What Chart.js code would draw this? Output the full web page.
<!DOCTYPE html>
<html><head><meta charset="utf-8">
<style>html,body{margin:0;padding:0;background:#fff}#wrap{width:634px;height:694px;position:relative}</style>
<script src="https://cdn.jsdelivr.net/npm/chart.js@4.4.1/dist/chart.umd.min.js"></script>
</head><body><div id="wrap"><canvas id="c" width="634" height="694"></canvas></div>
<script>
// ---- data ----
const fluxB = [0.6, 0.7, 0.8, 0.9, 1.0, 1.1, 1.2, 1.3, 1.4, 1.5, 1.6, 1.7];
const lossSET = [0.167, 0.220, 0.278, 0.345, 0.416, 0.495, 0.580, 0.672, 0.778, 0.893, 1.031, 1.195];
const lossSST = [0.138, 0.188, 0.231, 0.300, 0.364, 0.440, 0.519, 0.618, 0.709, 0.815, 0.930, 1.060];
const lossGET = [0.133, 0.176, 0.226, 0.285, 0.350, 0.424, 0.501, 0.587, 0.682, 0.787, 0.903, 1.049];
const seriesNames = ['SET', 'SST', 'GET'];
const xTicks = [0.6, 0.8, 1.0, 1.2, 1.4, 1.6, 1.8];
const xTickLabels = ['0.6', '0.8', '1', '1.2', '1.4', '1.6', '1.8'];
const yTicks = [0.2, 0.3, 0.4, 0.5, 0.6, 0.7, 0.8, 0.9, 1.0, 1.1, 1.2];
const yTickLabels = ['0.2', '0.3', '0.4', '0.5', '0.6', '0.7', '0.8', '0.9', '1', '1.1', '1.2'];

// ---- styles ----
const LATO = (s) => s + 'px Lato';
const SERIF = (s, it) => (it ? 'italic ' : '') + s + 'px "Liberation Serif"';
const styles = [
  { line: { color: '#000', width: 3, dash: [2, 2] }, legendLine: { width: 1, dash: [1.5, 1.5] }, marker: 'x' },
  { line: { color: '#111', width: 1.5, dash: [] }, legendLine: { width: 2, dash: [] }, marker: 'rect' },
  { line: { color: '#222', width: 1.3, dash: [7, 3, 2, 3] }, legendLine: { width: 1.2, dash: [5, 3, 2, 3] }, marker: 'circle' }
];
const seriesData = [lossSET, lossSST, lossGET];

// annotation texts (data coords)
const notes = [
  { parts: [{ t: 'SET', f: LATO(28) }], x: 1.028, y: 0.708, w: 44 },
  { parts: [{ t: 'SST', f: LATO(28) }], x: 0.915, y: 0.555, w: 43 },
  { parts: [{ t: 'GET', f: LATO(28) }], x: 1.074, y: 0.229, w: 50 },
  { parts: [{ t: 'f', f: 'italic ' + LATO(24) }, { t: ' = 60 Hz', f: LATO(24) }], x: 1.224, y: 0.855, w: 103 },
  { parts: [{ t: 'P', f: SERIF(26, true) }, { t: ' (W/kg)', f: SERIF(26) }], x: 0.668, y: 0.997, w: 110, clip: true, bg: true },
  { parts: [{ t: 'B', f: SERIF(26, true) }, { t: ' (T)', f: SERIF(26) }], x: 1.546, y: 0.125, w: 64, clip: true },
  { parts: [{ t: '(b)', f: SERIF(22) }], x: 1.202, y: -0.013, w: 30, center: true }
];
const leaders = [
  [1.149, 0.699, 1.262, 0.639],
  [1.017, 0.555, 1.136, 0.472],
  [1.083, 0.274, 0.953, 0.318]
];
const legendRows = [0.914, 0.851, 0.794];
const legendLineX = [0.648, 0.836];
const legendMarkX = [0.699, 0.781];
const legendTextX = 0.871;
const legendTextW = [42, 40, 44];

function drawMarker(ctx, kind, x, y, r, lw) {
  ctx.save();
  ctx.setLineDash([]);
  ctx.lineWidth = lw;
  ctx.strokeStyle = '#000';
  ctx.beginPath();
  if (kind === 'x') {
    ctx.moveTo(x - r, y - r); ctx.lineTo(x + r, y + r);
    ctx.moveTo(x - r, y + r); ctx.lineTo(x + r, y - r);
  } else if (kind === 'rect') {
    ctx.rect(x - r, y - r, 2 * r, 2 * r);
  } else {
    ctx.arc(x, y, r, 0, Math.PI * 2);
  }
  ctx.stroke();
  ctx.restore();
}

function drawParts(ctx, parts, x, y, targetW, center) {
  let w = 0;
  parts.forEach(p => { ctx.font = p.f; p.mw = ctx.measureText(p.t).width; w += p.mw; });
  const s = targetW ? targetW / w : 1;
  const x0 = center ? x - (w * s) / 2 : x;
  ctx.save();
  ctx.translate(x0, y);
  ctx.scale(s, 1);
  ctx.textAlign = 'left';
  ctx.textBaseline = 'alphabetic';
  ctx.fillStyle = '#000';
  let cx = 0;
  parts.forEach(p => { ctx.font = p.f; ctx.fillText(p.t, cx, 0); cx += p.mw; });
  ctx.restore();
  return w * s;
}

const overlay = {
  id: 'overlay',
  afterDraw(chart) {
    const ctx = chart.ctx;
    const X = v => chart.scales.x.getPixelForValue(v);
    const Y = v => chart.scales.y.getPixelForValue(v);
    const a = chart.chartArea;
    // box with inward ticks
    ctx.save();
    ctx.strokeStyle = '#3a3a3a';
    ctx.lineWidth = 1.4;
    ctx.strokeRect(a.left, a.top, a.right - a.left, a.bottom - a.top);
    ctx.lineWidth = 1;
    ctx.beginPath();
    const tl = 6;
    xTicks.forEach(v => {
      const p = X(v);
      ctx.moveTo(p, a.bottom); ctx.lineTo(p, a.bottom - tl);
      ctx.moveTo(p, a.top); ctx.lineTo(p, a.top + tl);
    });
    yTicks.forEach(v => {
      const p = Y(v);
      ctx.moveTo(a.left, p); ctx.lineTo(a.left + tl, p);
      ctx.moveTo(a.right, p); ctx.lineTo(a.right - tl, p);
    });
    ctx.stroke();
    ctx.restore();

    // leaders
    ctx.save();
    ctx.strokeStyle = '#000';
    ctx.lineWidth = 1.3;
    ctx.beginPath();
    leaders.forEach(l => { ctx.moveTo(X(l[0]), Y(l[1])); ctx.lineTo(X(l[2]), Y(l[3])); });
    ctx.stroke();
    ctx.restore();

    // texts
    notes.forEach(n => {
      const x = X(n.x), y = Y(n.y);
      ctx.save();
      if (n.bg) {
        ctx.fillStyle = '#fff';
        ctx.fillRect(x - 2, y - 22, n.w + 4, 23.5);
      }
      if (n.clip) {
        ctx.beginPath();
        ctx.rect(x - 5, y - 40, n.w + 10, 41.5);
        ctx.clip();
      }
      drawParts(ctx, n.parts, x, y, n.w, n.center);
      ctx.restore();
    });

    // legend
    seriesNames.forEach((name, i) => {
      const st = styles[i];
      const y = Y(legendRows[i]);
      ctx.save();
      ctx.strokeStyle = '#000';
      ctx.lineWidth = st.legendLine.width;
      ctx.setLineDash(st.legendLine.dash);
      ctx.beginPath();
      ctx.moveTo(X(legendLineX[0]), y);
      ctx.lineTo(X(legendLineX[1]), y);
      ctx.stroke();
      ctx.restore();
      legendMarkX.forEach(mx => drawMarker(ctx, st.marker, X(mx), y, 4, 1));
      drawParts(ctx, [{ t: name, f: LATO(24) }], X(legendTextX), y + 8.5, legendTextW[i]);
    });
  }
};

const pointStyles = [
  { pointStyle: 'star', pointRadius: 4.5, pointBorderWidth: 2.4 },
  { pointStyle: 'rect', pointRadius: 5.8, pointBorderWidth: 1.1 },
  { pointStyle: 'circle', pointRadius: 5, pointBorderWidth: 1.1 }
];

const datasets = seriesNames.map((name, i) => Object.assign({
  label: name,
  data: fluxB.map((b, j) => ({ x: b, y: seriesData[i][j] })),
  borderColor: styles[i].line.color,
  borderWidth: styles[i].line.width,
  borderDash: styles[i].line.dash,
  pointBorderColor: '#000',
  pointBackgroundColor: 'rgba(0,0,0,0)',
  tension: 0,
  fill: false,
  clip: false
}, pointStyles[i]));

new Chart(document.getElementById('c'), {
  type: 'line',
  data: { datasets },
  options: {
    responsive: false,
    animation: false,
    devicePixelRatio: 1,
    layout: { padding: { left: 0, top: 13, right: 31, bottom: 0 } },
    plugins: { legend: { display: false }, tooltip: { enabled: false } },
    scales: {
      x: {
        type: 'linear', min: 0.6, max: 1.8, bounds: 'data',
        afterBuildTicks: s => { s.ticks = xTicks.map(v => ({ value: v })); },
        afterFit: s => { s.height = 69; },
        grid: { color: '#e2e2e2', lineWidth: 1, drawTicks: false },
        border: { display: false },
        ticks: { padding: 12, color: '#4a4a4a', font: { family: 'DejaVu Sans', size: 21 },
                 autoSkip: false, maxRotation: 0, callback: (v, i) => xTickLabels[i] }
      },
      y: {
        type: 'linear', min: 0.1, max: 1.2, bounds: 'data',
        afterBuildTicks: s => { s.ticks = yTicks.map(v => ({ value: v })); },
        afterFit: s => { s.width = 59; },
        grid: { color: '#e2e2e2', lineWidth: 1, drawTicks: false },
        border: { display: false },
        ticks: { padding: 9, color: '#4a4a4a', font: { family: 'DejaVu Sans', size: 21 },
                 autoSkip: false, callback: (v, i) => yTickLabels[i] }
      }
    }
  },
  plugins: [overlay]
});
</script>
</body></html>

● **Exercise task**: Quote verbatim the opening lines of the listing above, ending with the line where "const seriesData = [lossSET, lossSST, lossGET];" appears; include both endpoints and nothing more.

● **In response**:
What Chart.js code would draw this? Output the full web page.
<!DOCTYPE html>
<html><head><meta charset="utf-8">
<style>html,body{margin:0;padding:0;background:#fff}#wrap{width:634px;height:694px;position:relative}</style>
<script src="https://cdn.jsdelivr.net/npm/chart.js@4.4.1/dist/chart.umd.min.js"></script>
</head><body><div id="wrap"><canvas id="c" width="634" height="694"></canvas></div>
<script>
// ---- data ----
const fluxB = [0.6, 0.7, 0.8, 0.9, 1.0, 1.1, 1.2, 1.3, 1.4, 1.5, 1.6, 1.7];
const lossSET = [0.167, 0.220, 0.278, 0.345, 0.416, 0.495, 0.580, 0.672, 0.778, 0.893, 1.031, 1.195];
const lossSST = [0.138, 0.188, 0.231, 0.300, 0.364, 0.440, 0.519, 0.618, 0.709, 0.815, 0.930, 1.060];
const lossGET = [0.133, 0.176, 0.226, 0.285, 0.350, 0.424, 0.501, 0.587, 0.682, 0.787, 0.903, 1.049];
const seriesNames = ['SET', 'SST', 'GET'];
const xTicks = [0.6, 0.8, 1.0, 1.2, 1.4, 1.6, 1.8];
const xTickLabels = ['0.6', '0.8', '1', '1.2', '1.4', '1.6', '1.8'];
const yTicks = [0.2, 0.3, 0.4, 0.5, 0.6, 0.7, 0.8, 0.9, 1.0, 1.1, 1.2];
const yTickLabels = ['0.2', '0.3', '0.4', '0.5', '0.6', '0.7', '0.8', '0.9', '1', '1.1', '1.2'];

// ---- styles ----
const LATO = (s) => s + 'px Lato';
const SERIF = (s, it) => (it ? 'italic ' : '') + s + 'px "Liberation Serif"';
const styles = [
  { line: { color: '#000', width: 3, dash: [2, 2] }, legendLine: { width: 1, dash: [1.5, 1.5] }, marker: 'x' },
  { line: { color: '#111', width: 1.5, dash: [] }, legendLine: { width: 2, dash: [] }, marker: 'rect' },
  { line: { color: '#222', width: 1.3, dash: [7, 3, 2, 3] }, legendLine: { width: 1.2, dash: [5, 3, 2, 3] }, marker: 'circle' }
];
const seriesData = [lossSET, lossSST, lossGET];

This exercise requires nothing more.